Objective ▸ Identify the lines containing the word "this". Copy each one.

Data excerpts ▸
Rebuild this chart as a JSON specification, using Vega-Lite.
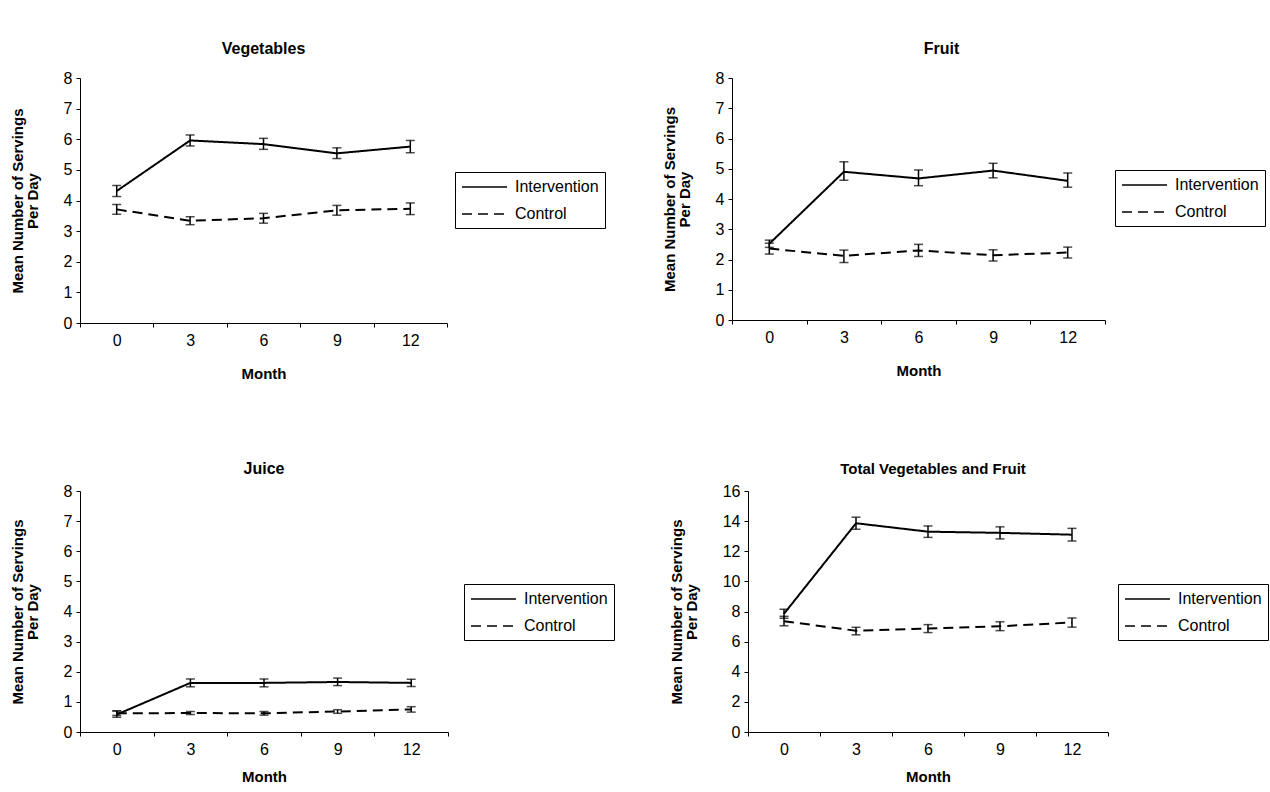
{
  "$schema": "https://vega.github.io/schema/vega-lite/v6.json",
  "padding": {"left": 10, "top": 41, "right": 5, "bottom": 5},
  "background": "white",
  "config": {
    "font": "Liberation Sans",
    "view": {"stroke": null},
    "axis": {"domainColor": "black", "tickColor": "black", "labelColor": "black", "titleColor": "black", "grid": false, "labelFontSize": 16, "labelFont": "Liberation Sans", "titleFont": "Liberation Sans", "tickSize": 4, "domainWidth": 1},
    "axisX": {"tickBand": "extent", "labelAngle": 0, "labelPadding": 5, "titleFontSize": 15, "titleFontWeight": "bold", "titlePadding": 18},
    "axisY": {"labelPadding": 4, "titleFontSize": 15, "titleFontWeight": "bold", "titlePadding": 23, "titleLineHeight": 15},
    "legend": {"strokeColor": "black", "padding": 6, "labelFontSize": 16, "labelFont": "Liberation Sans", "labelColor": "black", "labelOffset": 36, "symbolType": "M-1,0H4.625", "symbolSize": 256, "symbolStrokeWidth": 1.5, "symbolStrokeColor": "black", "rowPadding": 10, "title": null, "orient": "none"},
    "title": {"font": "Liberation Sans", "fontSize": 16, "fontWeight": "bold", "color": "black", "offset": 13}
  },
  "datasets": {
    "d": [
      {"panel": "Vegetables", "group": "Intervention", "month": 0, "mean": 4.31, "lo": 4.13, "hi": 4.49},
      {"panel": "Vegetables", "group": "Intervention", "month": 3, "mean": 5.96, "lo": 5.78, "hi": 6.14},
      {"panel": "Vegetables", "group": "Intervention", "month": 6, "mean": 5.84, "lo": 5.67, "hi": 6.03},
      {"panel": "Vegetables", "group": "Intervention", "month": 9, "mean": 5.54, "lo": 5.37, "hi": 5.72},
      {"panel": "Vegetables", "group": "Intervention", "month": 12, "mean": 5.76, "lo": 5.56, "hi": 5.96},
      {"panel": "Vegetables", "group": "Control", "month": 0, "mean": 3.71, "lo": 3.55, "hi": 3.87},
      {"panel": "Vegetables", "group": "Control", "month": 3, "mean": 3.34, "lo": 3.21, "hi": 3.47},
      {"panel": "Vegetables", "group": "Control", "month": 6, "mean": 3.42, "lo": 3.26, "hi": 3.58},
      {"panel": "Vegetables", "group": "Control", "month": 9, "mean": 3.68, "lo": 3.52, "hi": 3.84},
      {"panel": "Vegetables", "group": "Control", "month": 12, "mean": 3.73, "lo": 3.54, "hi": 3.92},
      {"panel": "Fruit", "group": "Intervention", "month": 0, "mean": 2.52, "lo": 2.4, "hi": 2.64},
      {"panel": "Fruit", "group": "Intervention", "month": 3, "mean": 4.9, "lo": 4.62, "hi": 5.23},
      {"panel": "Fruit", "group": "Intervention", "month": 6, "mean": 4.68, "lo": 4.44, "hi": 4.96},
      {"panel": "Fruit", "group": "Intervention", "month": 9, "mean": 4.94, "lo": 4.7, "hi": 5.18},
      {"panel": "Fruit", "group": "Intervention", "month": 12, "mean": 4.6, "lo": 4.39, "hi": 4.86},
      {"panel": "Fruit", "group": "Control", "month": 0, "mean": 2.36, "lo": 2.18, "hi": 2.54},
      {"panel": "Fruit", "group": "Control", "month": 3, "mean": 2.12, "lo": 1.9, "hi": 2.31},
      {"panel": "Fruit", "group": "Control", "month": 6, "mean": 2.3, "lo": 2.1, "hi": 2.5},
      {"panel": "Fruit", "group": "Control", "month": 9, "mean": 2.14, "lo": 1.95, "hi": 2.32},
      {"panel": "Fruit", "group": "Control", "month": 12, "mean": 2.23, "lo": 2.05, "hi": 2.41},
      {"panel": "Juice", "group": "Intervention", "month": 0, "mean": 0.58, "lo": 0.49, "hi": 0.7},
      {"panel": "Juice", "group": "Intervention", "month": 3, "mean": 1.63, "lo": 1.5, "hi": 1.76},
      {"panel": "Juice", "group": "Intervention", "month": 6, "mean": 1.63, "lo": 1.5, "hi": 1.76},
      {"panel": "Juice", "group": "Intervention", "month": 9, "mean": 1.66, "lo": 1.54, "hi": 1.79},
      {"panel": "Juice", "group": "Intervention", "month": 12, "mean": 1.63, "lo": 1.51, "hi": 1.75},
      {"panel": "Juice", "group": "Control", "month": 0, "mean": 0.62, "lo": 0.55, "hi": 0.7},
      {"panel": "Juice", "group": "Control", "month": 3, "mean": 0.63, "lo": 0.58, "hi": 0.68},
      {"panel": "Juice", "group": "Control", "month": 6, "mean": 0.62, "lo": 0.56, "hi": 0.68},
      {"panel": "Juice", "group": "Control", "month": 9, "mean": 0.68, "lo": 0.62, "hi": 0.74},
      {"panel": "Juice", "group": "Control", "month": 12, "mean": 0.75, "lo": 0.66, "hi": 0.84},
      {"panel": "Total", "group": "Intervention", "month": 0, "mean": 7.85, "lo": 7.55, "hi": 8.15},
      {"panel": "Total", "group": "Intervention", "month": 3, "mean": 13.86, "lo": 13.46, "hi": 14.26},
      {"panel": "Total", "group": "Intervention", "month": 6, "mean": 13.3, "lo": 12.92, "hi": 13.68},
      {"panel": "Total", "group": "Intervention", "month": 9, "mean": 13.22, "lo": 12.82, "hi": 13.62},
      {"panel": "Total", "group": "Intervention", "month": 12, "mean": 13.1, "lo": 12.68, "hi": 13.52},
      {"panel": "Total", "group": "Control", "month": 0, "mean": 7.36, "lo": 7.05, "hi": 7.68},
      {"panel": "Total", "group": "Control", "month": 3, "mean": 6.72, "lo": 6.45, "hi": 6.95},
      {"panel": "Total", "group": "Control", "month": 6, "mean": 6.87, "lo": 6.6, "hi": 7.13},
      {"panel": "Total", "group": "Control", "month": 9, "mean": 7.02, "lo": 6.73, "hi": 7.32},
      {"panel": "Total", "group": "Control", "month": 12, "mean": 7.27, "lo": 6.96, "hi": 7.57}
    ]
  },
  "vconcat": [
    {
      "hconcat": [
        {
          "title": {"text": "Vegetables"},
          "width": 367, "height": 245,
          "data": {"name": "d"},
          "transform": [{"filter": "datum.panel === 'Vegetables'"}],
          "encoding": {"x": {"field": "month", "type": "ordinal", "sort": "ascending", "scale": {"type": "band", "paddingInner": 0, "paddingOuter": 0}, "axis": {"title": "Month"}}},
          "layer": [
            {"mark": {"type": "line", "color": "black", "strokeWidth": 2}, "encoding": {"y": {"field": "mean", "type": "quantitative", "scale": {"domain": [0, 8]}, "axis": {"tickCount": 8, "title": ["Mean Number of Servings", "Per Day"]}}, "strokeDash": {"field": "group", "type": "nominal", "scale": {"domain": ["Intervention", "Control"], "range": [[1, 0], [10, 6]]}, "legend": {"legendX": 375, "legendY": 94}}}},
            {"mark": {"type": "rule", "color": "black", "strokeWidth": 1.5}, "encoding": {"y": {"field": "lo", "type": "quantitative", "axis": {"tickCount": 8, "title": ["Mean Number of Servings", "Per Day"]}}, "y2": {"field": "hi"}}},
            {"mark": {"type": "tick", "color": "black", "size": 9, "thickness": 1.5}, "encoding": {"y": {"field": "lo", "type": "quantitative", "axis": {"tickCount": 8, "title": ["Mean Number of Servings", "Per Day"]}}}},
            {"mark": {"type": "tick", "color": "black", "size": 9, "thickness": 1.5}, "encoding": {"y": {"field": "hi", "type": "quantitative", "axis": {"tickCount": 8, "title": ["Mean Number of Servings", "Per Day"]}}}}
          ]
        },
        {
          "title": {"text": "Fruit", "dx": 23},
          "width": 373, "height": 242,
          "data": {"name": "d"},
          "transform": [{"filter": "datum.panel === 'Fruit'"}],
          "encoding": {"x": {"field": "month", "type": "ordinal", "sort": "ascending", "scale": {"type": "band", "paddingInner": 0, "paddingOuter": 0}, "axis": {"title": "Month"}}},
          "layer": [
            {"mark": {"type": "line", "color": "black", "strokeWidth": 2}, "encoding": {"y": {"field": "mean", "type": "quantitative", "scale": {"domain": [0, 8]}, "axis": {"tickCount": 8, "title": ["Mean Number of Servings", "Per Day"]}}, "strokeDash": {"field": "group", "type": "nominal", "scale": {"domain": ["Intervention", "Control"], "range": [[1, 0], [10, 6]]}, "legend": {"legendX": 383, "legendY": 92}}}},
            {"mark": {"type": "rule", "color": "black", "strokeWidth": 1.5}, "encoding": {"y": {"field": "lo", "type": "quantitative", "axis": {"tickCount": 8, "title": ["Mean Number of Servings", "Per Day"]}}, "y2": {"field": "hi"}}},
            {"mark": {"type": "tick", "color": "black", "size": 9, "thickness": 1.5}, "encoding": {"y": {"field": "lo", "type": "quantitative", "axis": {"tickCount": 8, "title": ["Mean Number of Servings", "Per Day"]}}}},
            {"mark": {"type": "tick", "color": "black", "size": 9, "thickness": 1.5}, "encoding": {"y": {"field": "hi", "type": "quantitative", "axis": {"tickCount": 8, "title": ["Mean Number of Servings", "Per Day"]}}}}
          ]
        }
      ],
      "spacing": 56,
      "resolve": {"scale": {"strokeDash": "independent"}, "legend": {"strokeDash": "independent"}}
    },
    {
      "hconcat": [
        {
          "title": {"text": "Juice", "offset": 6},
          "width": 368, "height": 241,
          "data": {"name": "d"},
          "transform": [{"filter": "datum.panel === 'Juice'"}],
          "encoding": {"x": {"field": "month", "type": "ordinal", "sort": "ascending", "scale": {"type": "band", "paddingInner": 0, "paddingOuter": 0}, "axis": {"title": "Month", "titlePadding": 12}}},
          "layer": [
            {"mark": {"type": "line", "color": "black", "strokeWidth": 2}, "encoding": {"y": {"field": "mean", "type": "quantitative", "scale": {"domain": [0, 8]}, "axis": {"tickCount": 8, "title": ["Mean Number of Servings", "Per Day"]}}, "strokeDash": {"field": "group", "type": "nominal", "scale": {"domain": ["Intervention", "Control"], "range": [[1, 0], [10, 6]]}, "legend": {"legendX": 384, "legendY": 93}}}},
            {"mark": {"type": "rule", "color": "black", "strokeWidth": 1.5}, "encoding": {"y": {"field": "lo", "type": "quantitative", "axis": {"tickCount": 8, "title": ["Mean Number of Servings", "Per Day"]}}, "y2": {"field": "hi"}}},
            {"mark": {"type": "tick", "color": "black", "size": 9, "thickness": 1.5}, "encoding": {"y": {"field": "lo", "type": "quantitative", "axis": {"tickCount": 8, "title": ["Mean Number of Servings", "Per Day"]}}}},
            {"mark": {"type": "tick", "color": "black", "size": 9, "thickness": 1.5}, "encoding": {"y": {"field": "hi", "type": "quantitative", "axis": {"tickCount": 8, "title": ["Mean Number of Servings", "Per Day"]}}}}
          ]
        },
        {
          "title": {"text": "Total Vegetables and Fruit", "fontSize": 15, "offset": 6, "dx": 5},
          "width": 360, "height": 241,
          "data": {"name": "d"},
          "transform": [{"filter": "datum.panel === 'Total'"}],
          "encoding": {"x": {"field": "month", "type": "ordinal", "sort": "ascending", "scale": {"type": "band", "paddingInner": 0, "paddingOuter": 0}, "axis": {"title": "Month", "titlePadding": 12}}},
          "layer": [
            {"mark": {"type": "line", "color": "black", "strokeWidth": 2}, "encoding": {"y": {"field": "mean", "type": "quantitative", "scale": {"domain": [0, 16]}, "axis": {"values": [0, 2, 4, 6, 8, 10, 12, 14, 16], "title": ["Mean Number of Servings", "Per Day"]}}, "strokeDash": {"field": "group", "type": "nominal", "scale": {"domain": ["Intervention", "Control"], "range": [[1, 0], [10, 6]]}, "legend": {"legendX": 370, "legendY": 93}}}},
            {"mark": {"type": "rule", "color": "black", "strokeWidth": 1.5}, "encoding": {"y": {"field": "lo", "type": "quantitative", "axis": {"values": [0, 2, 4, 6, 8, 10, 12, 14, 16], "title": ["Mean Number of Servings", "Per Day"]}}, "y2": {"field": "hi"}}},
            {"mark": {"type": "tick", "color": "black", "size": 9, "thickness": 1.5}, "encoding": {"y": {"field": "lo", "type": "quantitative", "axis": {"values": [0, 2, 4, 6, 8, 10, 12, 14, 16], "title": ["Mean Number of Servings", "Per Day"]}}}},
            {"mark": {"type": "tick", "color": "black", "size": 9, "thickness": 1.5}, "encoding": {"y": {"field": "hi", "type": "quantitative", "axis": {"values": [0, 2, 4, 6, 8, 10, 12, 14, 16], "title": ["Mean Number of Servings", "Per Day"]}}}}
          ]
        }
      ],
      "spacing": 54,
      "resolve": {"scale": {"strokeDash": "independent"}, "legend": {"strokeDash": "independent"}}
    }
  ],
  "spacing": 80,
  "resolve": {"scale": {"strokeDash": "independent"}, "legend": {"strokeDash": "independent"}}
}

* * *

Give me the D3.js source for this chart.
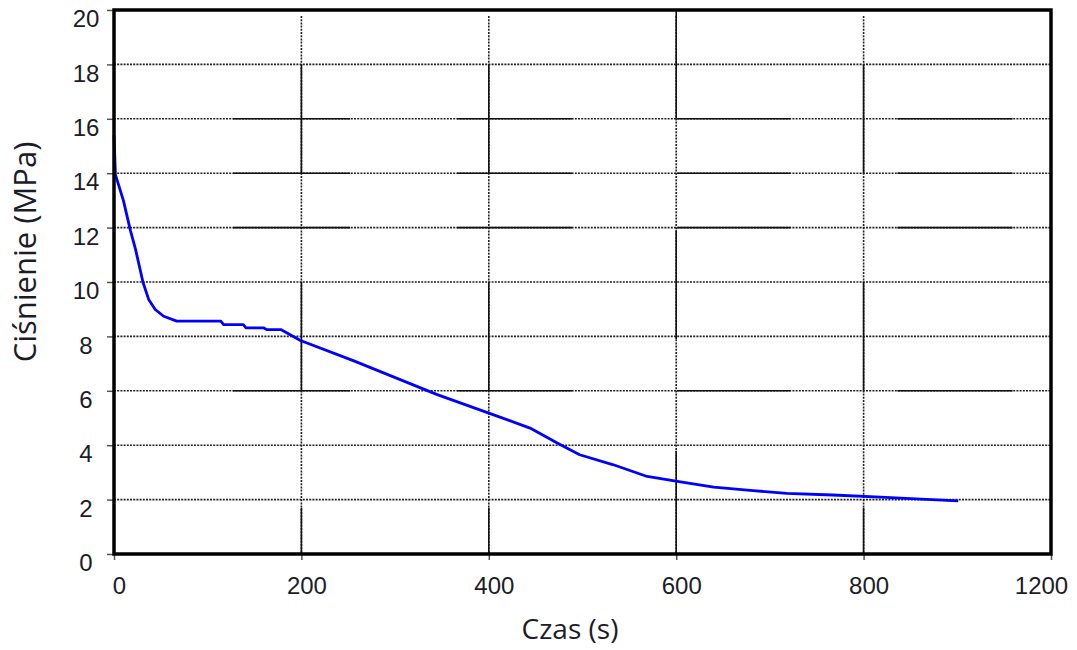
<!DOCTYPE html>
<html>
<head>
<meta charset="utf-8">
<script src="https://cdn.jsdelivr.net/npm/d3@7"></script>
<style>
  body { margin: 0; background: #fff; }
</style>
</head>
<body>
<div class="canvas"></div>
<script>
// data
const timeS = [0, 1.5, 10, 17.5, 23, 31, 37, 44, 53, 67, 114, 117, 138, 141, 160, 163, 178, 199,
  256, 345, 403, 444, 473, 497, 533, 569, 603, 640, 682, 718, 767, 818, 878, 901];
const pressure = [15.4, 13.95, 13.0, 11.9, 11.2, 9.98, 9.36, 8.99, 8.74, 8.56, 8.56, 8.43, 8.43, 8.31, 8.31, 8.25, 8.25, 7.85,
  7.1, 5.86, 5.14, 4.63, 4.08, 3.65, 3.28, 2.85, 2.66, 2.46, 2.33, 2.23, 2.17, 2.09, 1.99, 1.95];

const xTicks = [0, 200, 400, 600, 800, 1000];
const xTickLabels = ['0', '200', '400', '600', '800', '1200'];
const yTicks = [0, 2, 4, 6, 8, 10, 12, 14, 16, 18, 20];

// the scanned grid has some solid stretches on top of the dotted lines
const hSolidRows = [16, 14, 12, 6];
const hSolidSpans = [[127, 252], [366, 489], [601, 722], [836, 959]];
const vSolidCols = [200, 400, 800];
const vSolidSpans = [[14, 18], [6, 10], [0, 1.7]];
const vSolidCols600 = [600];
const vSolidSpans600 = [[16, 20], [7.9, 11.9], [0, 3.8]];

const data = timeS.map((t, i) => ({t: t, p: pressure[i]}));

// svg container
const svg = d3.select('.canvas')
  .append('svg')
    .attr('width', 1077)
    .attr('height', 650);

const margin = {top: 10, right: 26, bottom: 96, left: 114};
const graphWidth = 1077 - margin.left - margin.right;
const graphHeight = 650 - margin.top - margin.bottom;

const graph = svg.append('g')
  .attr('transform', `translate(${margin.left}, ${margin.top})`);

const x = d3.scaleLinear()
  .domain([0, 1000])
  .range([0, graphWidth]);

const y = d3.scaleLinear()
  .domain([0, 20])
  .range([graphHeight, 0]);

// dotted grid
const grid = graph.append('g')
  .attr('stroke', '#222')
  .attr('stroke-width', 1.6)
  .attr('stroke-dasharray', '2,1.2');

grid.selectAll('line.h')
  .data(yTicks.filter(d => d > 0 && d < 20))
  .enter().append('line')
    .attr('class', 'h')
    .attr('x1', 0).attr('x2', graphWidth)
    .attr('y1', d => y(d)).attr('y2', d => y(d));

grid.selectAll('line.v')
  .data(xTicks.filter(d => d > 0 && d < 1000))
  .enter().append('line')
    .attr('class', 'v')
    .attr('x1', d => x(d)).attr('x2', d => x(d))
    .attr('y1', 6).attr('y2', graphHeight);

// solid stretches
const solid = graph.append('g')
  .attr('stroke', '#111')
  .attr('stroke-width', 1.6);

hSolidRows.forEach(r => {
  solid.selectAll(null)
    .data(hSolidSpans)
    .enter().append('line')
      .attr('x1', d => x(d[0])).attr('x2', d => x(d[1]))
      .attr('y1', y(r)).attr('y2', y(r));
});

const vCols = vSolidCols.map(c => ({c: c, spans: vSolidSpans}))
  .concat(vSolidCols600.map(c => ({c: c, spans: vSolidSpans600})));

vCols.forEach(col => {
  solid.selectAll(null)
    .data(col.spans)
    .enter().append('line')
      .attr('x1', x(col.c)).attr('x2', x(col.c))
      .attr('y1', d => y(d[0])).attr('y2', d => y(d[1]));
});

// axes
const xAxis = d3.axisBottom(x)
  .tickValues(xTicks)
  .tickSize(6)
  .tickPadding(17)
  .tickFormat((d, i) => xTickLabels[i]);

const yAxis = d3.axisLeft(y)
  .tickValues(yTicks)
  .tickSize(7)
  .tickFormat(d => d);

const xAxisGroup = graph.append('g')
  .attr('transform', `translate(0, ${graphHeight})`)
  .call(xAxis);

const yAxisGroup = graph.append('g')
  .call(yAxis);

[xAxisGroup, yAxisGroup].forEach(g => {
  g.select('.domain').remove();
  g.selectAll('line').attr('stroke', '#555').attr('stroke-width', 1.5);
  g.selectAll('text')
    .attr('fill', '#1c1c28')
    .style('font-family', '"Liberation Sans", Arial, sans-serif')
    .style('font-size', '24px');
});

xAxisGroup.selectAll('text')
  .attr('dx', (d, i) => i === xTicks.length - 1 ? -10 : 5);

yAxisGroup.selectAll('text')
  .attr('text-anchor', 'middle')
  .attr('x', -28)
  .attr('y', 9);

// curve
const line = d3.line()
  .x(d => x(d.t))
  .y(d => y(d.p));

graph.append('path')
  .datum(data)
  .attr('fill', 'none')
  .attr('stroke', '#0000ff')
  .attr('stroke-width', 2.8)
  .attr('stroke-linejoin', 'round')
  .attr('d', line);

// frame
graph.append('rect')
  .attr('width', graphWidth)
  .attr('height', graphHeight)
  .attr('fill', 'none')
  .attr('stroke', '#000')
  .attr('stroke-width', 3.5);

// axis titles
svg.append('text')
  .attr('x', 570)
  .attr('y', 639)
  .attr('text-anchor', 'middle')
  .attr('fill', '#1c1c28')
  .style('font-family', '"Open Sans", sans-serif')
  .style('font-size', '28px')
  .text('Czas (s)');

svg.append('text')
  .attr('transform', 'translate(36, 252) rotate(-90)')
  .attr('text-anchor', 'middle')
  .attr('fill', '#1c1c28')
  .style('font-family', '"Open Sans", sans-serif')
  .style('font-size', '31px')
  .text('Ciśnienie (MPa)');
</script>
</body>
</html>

Output of the exercise ▸
Rebuild this chart as a JSON specification, using Vega-Lite.
Give me the D3.js source for this chart.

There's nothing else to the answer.